Comment sont nés les personnages ?Gregorius était là le premier, pour qui les mots sont plus importants que les choses. Je ne savais pas que le personnage de Prado serait dans le même livre. J'avais écrit quelques textes, d'un niveau de style, un vocabulaire, un son, une mélodie, qui étaient comme au-dessus de moi-même. Je ne pouvais pas croire que je les avais écrits. Ainsi a été créée la fiction de Prado. Les textes qui apparaissent dans le roman lui sont attribués. Je savais, en les écrivant, que c'était l'écho de Pessoa en moi qui s'exprimait.
Il y a une autre source, très différente. L'origine est un film français des années 60, l'Armée des ombres, de Melville, sur la Résistance. Il fallait tuer Simone Signoret, car elle en savait trop, elle était dangereuse pour le réseau. Elle était d'accord. Et elle voulait que ce soit fait par Lino Ventura, son amant. J'avais 17 ans, cela a bouleversé ma conception de la morale. En sortant du cinéma, je ne savais pas que j'allais un jour écrire un roman là-dessus. Mais je savais que ce sujet allait m'accompagner.

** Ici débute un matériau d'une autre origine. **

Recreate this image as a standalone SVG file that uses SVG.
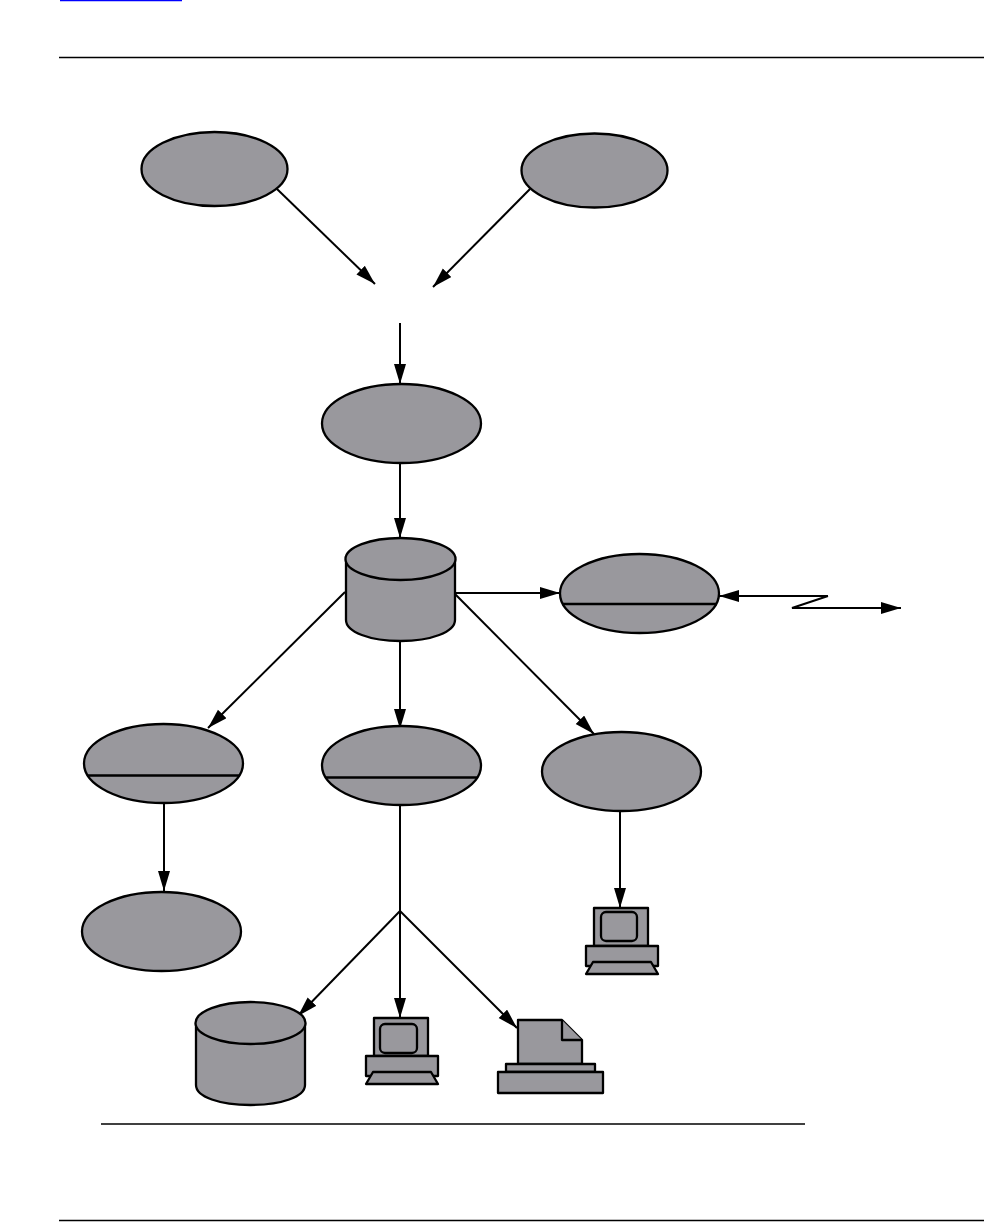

Je suis tombé sur une photographie du jeune Anton Tchekhov. Ce portrait, ce visage, c'était Prado. Son regard était tel qu'il me permettait d'importer le thème de la Résistance dans le roman. Mais quelle Résistance, dans quel pays ? Le père de Prado, juge, continuait à travailler sous la dictature. Il ne pouvait être homme à supporter Hitler, Staline ou Franco. Mais Salazar ? C'était un intellectuel brillant.